### [EXERCISE DIRECTIONS]
The records below hold pictures; please leave those out and retype the rest exactly.

### [RECORD EXTRACTS]
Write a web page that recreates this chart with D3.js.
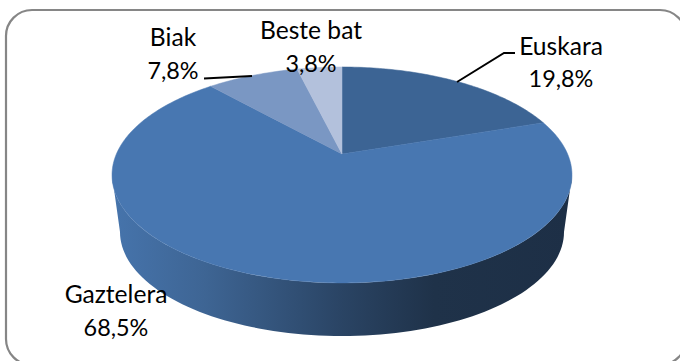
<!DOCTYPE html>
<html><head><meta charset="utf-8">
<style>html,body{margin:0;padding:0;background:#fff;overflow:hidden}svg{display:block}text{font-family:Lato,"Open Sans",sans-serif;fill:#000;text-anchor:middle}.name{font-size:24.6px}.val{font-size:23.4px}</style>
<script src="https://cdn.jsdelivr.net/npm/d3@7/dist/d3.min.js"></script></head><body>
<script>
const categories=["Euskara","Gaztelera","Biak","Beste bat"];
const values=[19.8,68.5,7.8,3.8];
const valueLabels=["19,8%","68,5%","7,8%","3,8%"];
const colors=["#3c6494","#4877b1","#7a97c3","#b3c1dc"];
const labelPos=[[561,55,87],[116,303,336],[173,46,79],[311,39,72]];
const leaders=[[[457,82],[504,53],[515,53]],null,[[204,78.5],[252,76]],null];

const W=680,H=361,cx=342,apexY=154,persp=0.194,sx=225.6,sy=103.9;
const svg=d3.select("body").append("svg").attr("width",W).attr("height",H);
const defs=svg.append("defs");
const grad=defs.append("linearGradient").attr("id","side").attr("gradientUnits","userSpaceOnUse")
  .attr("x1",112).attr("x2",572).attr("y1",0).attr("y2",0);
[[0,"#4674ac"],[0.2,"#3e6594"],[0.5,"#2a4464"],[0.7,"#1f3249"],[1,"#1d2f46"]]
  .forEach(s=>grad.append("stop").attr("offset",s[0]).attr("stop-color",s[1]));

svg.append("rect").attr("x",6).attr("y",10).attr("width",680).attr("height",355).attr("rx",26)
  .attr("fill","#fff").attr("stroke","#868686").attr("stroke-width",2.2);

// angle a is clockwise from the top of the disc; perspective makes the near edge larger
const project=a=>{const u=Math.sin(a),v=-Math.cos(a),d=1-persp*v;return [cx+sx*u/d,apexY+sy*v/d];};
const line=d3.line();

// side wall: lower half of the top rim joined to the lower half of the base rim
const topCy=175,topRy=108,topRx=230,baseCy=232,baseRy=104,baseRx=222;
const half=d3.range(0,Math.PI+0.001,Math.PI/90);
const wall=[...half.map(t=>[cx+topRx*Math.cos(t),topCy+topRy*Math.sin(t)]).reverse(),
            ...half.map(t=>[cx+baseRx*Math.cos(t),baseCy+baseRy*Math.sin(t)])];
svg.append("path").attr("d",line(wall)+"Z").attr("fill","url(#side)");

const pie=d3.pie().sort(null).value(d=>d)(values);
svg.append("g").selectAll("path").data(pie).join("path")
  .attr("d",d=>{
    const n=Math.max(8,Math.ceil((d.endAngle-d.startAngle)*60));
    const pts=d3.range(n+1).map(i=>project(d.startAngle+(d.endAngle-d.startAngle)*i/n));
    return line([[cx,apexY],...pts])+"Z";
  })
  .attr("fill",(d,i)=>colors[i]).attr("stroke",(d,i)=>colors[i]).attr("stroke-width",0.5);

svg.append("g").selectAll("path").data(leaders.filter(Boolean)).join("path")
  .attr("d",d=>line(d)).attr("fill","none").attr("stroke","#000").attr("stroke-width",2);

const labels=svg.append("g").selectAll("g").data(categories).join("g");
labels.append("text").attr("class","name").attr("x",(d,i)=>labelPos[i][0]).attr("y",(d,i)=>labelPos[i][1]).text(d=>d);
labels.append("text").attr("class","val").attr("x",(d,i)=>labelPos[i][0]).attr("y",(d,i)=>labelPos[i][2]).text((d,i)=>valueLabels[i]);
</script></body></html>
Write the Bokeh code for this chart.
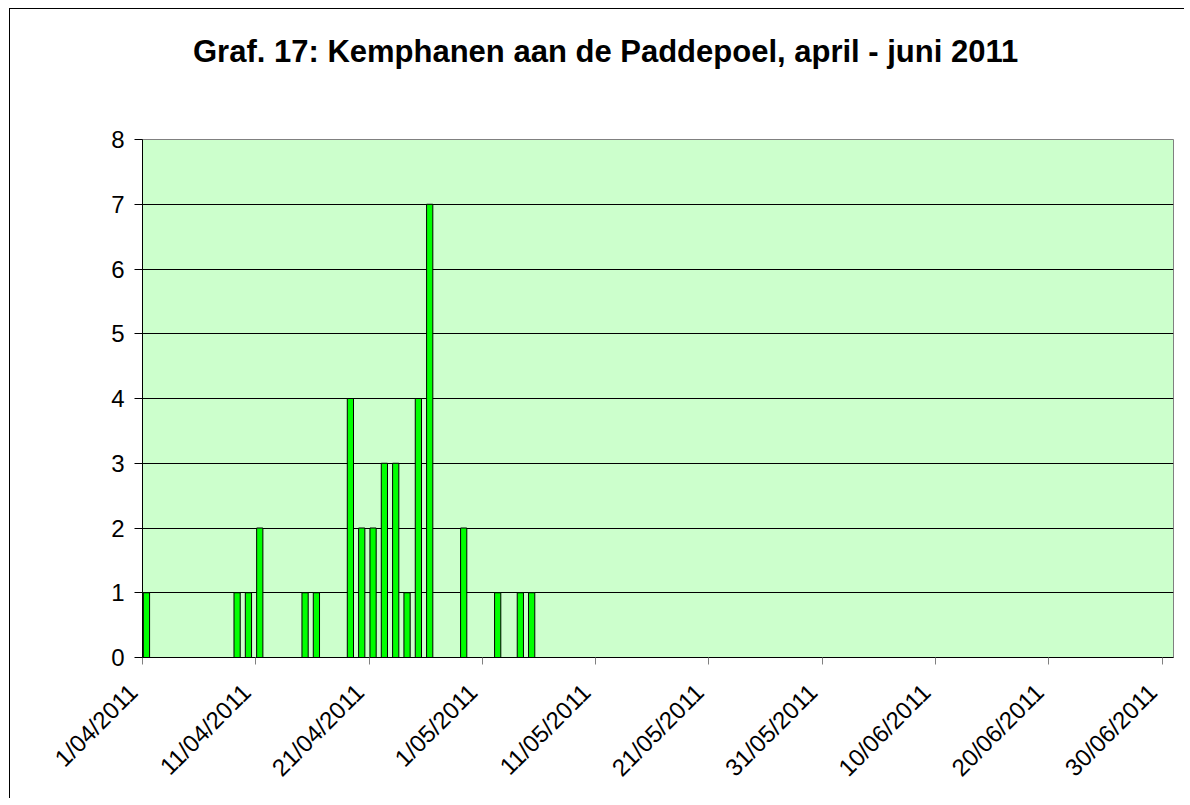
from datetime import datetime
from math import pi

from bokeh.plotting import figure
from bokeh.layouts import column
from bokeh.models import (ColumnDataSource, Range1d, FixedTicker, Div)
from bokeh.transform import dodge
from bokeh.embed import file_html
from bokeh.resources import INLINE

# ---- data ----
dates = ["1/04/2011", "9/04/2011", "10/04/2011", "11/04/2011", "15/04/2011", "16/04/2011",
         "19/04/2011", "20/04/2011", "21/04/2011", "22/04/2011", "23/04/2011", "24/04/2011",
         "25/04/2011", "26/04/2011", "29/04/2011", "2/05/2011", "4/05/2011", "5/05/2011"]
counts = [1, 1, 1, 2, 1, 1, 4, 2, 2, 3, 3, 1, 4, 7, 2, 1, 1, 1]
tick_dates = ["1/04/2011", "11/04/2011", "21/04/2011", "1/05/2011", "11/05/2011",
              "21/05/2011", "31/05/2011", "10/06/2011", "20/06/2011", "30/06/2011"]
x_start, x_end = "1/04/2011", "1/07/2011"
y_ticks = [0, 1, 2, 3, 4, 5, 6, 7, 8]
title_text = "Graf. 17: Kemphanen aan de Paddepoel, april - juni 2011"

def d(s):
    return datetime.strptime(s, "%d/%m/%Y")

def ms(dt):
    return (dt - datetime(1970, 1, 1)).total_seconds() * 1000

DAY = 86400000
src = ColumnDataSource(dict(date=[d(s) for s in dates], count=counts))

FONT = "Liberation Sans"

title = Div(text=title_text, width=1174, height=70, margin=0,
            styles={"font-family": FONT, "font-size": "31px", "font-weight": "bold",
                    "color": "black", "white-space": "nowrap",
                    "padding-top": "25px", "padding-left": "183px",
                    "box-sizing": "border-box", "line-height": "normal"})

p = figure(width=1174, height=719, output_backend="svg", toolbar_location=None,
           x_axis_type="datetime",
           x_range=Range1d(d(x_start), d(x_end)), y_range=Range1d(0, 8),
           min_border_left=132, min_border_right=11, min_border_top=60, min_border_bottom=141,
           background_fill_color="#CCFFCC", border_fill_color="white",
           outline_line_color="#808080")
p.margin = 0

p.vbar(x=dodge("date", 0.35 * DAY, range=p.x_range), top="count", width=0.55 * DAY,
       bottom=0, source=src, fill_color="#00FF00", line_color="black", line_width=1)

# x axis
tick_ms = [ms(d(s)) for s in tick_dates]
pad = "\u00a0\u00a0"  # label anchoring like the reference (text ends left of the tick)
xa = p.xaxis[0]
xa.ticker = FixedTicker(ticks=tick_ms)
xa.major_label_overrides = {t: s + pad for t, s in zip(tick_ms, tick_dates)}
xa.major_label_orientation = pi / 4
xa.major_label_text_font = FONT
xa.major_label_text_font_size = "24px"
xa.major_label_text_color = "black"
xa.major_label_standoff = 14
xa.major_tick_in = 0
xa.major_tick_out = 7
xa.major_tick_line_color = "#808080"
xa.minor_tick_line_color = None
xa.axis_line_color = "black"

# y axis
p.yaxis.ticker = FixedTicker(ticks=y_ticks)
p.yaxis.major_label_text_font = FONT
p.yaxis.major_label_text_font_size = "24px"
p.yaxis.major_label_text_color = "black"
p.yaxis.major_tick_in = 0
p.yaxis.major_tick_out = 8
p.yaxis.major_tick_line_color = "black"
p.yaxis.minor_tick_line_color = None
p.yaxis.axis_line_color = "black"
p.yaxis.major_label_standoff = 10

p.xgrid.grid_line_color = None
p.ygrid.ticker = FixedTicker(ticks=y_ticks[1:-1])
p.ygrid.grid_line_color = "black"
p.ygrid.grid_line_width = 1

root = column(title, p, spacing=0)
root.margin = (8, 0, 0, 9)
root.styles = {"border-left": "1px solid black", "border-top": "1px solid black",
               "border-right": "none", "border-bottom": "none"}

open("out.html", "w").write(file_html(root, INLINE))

### [RIGHT ANSWER]
Write a web page that recreates this chart with D3.js.
<!DOCTYPE html>
<html><head><meta charset="utf-8">
<style>html,body{margin:0;padding:0;background:#fff;overflow:hidden}svg{display:block}text{font-family:Lato,"Open Sans",sans-serif;fill:#000;text-anchor:middle}.name{font-size:24.6px}.val{font-size:23.4px}</style>
<script src="https://cdn.jsdelivr.net/npm/d3@7/dist/d3.min.js"></script></head><body>
<script>
const categories=["Euskara","Gaztelera","Biak","Beste bat"];
const values=[19.8,68.5,7.8,3.8];
const valueLabels=["19,8%","68,5%","7,8%","3,8%"];
const colors=["#3c6494","#4877b1","#7a97c3","#b3c1dc"];
const labelPos=[[561,55,87],[116,303,336],[173,46,79],[311,39,72]];
const leaders=[[[457,82],[504,53],[515,53]],null,[[204,78.5],[252,76]],null];

const W=680,H=361,cx=342,apexY=154,persp=0.194,sx=225.6,sy=103.9;
const svg=d3.select("body").append("svg").attr("width",W).attr("height",H);
const defs=svg.append("defs");
const grad=defs.append("linearGradient").attr("id","side").attr("gradientUnits","userSpaceOnUse")
  .attr("x1",112).attr("x2",572).attr("y1",0).attr("y2",0);
[[0,"#4674ac"],[0.2,"#3e6594"],[0.5,"#2a4464"],[0.7,"#1f3249"],[1,"#1d2f46"]]
  .forEach(s=>grad.append("stop").attr("offset",s[0]).attr("stop-color",s[1]));

svg.append("rect").attr("x",6).attr("y",10).attr("width",680).attr("height",355).attr("rx",26)
  .attr("fill","#fff").attr("stroke","#868686").attr("stroke-width",2.2);

// angle a is clockwise from the top of the disc; perspective makes the near edge larger
const project=a=>{const u=Math.sin(a),v=-Math.cos(a),d=1-persp*v;return [cx+sx*u/d,apexY+sy*v/d];};
const line=d3.line();

// side wall: lower half of the top rim joined to the lower half of the base rim
const topCy=175,topRy=108,topRx=230,baseCy=232,baseRy=104,baseRx=222;
const half=d3.range(0,Math.PI+0.001,Math.PI/90);
const wall=[...half.map(t=>[cx+topRx*Math.cos(t),topCy+topRy*Math.sin(t)]).reverse(),
            ...half.map(t=>[cx+baseRx*Math.cos(t),baseCy+baseRy*Math.sin(t)])];
svg.append("path").attr("d",line(wall)+"Z").attr("fill","url(#side)");

const pie=d3.pie().sort(null).value(d=>d)(values);
svg.append("g").selectAll("path").data(pie).join("path")
  .attr("d",d=>{
    const n=Math.max(8,Math.ceil((d.endAngle-d.startAngle)*60));
    const pts=d3.range(n+1).map(i=>project(d.startAngle+(d.endAngle-d.startAngle)*i/n));
    return line([[cx,apexY],...pts])+"Z";
  })
  .attr("fill",(d,i)=>colors[i]).attr("stroke",(d,i)=>colors[i]).attr("stroke-width",0.5);

svg.append("g").selectAll("path").data(leaders.filter(Boolean)).join("path")
  .attr("d",d=>line(d)).attr("fill","none").attr("stroke","#000").attr("stroke-width",2);

const labels=svg.append("g").selectAll("g").data(categories).join("g");
labels.append("text").attr("class","name").attr("x",(d,i)=>labelPos[i][0]).attr("y",(d,i)=>labelPos[i][1]).text(d=>d);
labels.append("text").attr("class","val").attr("x",(d,i)=>labelPos[i][0]).attr("y",(d,i)=>labelPos[i][2]).text((d,i)=>valueLabels[i]);
</script></body></html>
Write the Bokeh code for this chart.
from datetime import datetime
from math import pi

from bokeh.plotting import figure
from bokeh.layouts import column
from bokeh.models import (ColumnDataSource, Range1d, FixedTicker, Div)
from bokeh.transform import dodge
from bokeh.embed import file_html
from bokeh.resources import INLINE

# ---- data ----
dates = ["1/04/2011", "9/04/2011", "10/04/2011", "11/04/2011", "15/04/2011", "16/04/2011",
         "19/04/2011", "20/04/2011", "21/04/2011", "22/04/2011", "23/04/2011", "24/04/2011",
         "25/04/2011", "26/04/2011", "29/04/2011", "2/05/2011", "4/05/2011", "5/05/2011"]
counts = [1, 1, 1, 2, 1, 1, 4, 2, 2, 3, 3, 1, 4, 7, 2, 1, 1, 1]
tick_dates = ["1/04/2011", "11/04/2011", "21/04/2011", "1/05/2011", "11/05/2011",
              "21/05/2011", "31/05/2011", "10/06/2011", "20/06/2011", "30/06/2011"]
x_start, x_end = "1/04/2011", "1/07/2011"
y_ticks = [0, 1, 2, 3, 4, 5, 6, 7, 8]
title_text = "Graf. 17: Kemphanen aan de Paddepoel, april - juni 2011"

def d(s):
    return datetime.strptime(s, "%d/%m/%Y")

def ms(dt):
    return (dt - datetime(1970, 1, 1)).total_seconds() * 1000

DAY = 86400000
src = ColumnDataSource(dict(date=[d(s) for s in dates], count=counts))

FONT = "Liberation Sans"

title = Div(text=title_text, width=1174, height=70, margin=0,
            styles={"font-family": FONT, "font-size": "31px", "font-weight": "bold",
                    "color": "black", "white-space": "nowrap",
                    "padding-top": "25px", "padding-left": "183px",
                    "box-sizing": "border-box", "line-height": "normal"})

p = figure(width=1174, height=719, output_backend="svg", toolbar_location=None,
           x_axis_type="datetime",
           x_range=Range1d(d(x_start), d(x_end)), y_range=Range1d(0, 8),
           min_border_left=132, min_border_right=11, min_border_top=60, min_border_bottom=141,
           background_fill_color="#CCFFCC", border_fill_color="white",
           outline_line_color="#808080")
p.margin = 0

p.vbar(x=dodge("date", 0.35 * DAY, range=p.x_range), top="count", width=0.55 * DAY,
       bottom=0, source=src, fill_color="#00FF00", line_color="black", line_width=1)

# x axis
tick_ms = [ms(d(s)) for s in tick_dates]
pad = "\u00a0\u00a0"  # label anchoring like the reference (text ends left of the tick)
xa = p.xaxis[0]
xa.ticker = FixedTicker(ticks=tick_ms)
xa.major_label_overrides = {t: s + pad for t, s in zip(tick_ms, tick_dates)}
xa.major_label_orientation = pi / 4
xa.major_label_text_font = FONT
xa.major_label_text_font_size = "24px"
xa.major_label_text_color = "black"
xa.major_label_standoff = 14
xa.major_tick_in = 0
xa.major_tick_out = 7
xa.major_tick_line_color = "#808080"
xa.minor_tick_line_color = None
xa.axis_line_color = "black"

# y axis
p.yaxis.ticker = FixedTicker(ticks=y_ticks)
p.yaxis.major_label_text_font = FONT
p.yaxis.major_label_text_font_size = "24px"
p.yaxis.major_label_text_color = "black"
p.yaxis.major_tick_in = 0
p.yaxis.major_tick_out = 8
p.yaxis.major_tick_line_color = "black"
p.yaxis.minor_tick_line_color = None
p.yaxis.axis_line_color = "black"
p.yaxis.major_label_standoff = 10

p.xgrid.grid_line_color = None
p.ygrid.ticker = FixedTicker(ticks=y_ticks[1:-1])
p.ygrid.grid_line_color = "black"
p.ygrid.grid_line_width = 1

root = column(title, p, spacing=0)
root.margin = (8, 0, 0, 9)
root.styles = {"border-left": "1px solid black", "border-top": "1px solid black",
               "border-right": "none", "border-bottom": "none"}

open("out.html", "w").write(file_html(root, INLINE))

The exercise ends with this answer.